The First Sentence: Dark and Stormy
The annual Bulwer-Lytton Fiction Contest encourages people to write the worst possible first sentence for an imaginary novel. The contest was established 29 years ago by US academic Scott Rice. Its name refers to the Victorian author who began one of his novels with this now famous sentence: It was a dark and stormy night. Years later, the cartoon character, Snoopy, relied on it to start all his unsuccessful works.
Each year, an overall winner is announced, plus winners in various categories: vile pun, purple prose, historical fiction, sci-fi, fantasy, crime, romance and western.
2011’s winning entry
Cheryl’s mind turned like the vanes of a wind-powered turbine, chopping her sparrow-like thoughts into bloody pieces that fell onto a growing pile of forgotten memories.
My Pick: Best of the Worst
- Sunburned and lost, Jake tightened the noose around Randy’s diaper-white neck and growled, “Any last words, varmint?” to which Randy replied, “Don’t be afraid to go out on a limb, Jake–that’s where all the fruit is!” which marked the first and last time Jake and the boys hired a life coach to lead one of their cattle drives.
- Day broke upon the Baroness von Hestach with the pitiable insistence of all that she despised–a gray and unattractive intrusion into her sumptuous bedchamber, much like the Baron.
- As the young officer studied the oak door, he was reminded of his girlfriend — for she was also slightly unhinged, occasionally sticky, and responded well to being stripped and given a light oiling.
- LaTrina—knowing he must live—let her hot, wet tongue slide slowly over Gladiator’s injured ear, the taste reminding her of the late June flavor of a snow chain that had been removed from a tire and left to rust on the garage floor without being rinsed off.
- As she downed the last Dixie cup of Listerine and let every drop of its 21.6 percent alcohol content hit her like an icy mint anti-cavity brickbat, Karen squinted at the breasts dangling like two electrocuted ospreys from the powerline of her heart and, with a despondency born of a thousand nights spent gaining a decent skill level at internet mahjong, wondered how she and they had all three sunk so low.
- As I stood among the ransacked ruin that had been my home, surveying the aftermath of the senseless horrors and atrocities that had been perpetrated on my family and everything I hold dear, I swore to myself that no matter where I had to go, no matter what I had to do or endure, I would find the man who did this . . . and when I did, when I did, oh, there would be words.

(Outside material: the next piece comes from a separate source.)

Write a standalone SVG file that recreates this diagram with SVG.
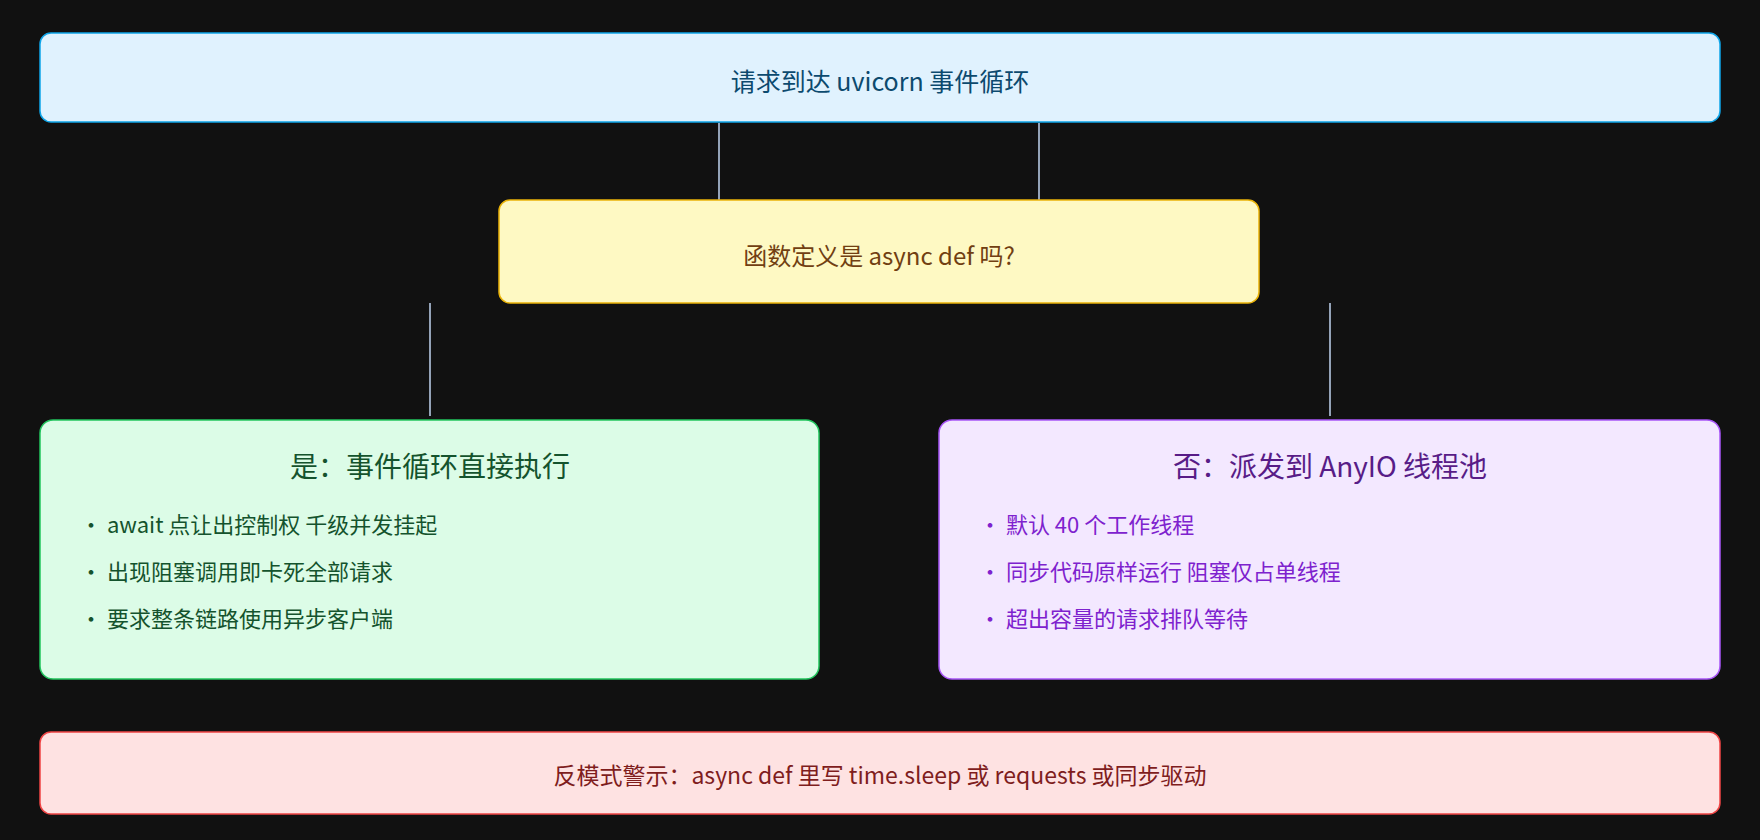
<svg xmlns="http://www.w3.org/2000/svg" width="1760" height="840" viewBox="0 0 1760 840">
<style>
text{font-family:"Noto Sans CJK SC","Noto Sans",sans-serif}
.c{text-anchor:middle;dominant-baseline:central}
.b{dominant-baseline:central;font-size:22px}
.ln{stroke:#94a3b8;stroke-width:2;fill:none}
</style>
<rect width="1760" height="840" fill="#111111"/>
<g id="connectors">
<line class="ln" x1="719" y1="123" x2="719" y2="200"/>
<line class="ln" x1="1039" y1="123" x2="1039" y2="200"/>
<line class="ln" x1="430" y1="303" x2="430" y2="416"/>
<line class="ln" x1="1330" y1="303" x2="1330" y2="416"/>
</g>
<g id="request">
<rect x="40" y="33" width="1680" height="89" rx="11" fill="#e0f2fe" stroke="#0ea5e9" stroke-width="1.5"/>
<text class="c" x="880" y="80" font-size="25" fill="#0c4a6e">请求到达 uvicorn 事件循环</text>
</g>
<g id="decision">
<rect x="499" y="200" width="760" height="103" rx="11" fill="#fef9c3" stroke="#eab308" stroke-width="1.5"/>
<text class="c" x="879" y="254" font-size="24" fill="#713f12">函数定义是 async def 吗?</text>
</g>
<g id="yes">
<rect x="40" y="420" width="779" height="259" rx="13" fill="#dcfce7" stroke="#22c55e" stroke-width="1.5"/>
<text class="c" x="430" y="465" font-size="28" fill="#14532d">是：事件循环直接执行</text>
<text class="b" x="80" y="523" fill="#14532d">· await 点让出控制权 千级并发挂起</text>
<text class="b" x="80" y="570" fill="#14532d">· 出现阻塞调用即卡死全部请求</text>
<text class="b" x="80" y="617" fill="#14532d">· 要求整条链路使用异步客户端</text>
</g>
<g id="no">
<rect x="939" y="420" width="781" height="259" rx="13" fill="#f3e8ff" stroke="#a855f7" stroke-width="1.5"/>
<text class="c" x="1330" y="465" font-size="28" fill="#581c87">否：派发到 AnyIO 线程池</text>
<text class="b" x="979" y="523" fill="#7e22ce">· 默认 40 个工作线程</text>
<text class="b" x="979" y="570" fill="#7e22ce">· 同步代码原样运行 阻塞仅占单线程</text>
<text class="b" x="979" y="617" fill="#7e22ce">· 超出容量的请求排队等待</text>
</g>
<g id="warning">
<rect x="40" y="732" width="1680" height="82" rx="11" fill="#fee2e2" stroke="#ef4444" stroke-width="1.5"/>
<text class="c" x="880" y="774" font-size="23" fill="#7f1d1d">反模式警示：async def 里写 time.sleep 或 requests 或同步驱动</text>
</g>
</svg>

- From the limbs of ancient live oaks moccasins hung like fat black sausages–which are sometimes called boudin noir, black pudding or blood pudding, though why anyone would refer to a sausage as pudding is hard to understand and it is even more difficult to divine why a person would knowingly eat something made from dried blood in the first place–but be that as it may, our tale is of voodoo and foul murder, not disgusting food.
- As his small boat scudded before a brisk breeze under a sapphire sky dappled with cerulean clouds with indigo bases, through cobalt seas that deepened to navy nearer the boat and faded to azure at the horizon, Ian was at a loss as to why he felt blue.
- The Los Angeles morning was heavy with smog, the word being a portmanteau of smoke and fog, though in LA the pollutants are typically vehicular emissions as opposed to actual smoke and fog, unlike 19th-century London where the smoke from countless small coal fires often combined with fog off the Thames to produce true smog, though back then they were not clever enough to call it that.
- Like a bird gliding over the surface of a Wyoming river rippled by a gentle Spring breeze, his hand passed over her stretch marks.
- She held my hand as if she were having a swollen barrel of fun which was off considering that my teeth were sitting on my bathroom cabinet (eight miles away, no less) and my elbow was peeling like a soggy coconut, the fine hairs of which were standing on edge in fear, as if the coconut had been reading “Dracula.”
- As the dark and mysterious stranger approached, Angela bit her lip anxiously, hoping with every nerve, cell, and fiber of her being that this would be the one man who would understand—who would take her away from all this—and who would not just squeeze her boob and make a loud honking noise, as all the others had.
- Detective Kodiak plucked a single hair from the bearskin rug and at once understood the grisly nature of the crime: it had been a ferocious act, a real honey, the sort of thing that could polarize a community, so he padded quietly out the back to avoid a cub reporter waiting in the den.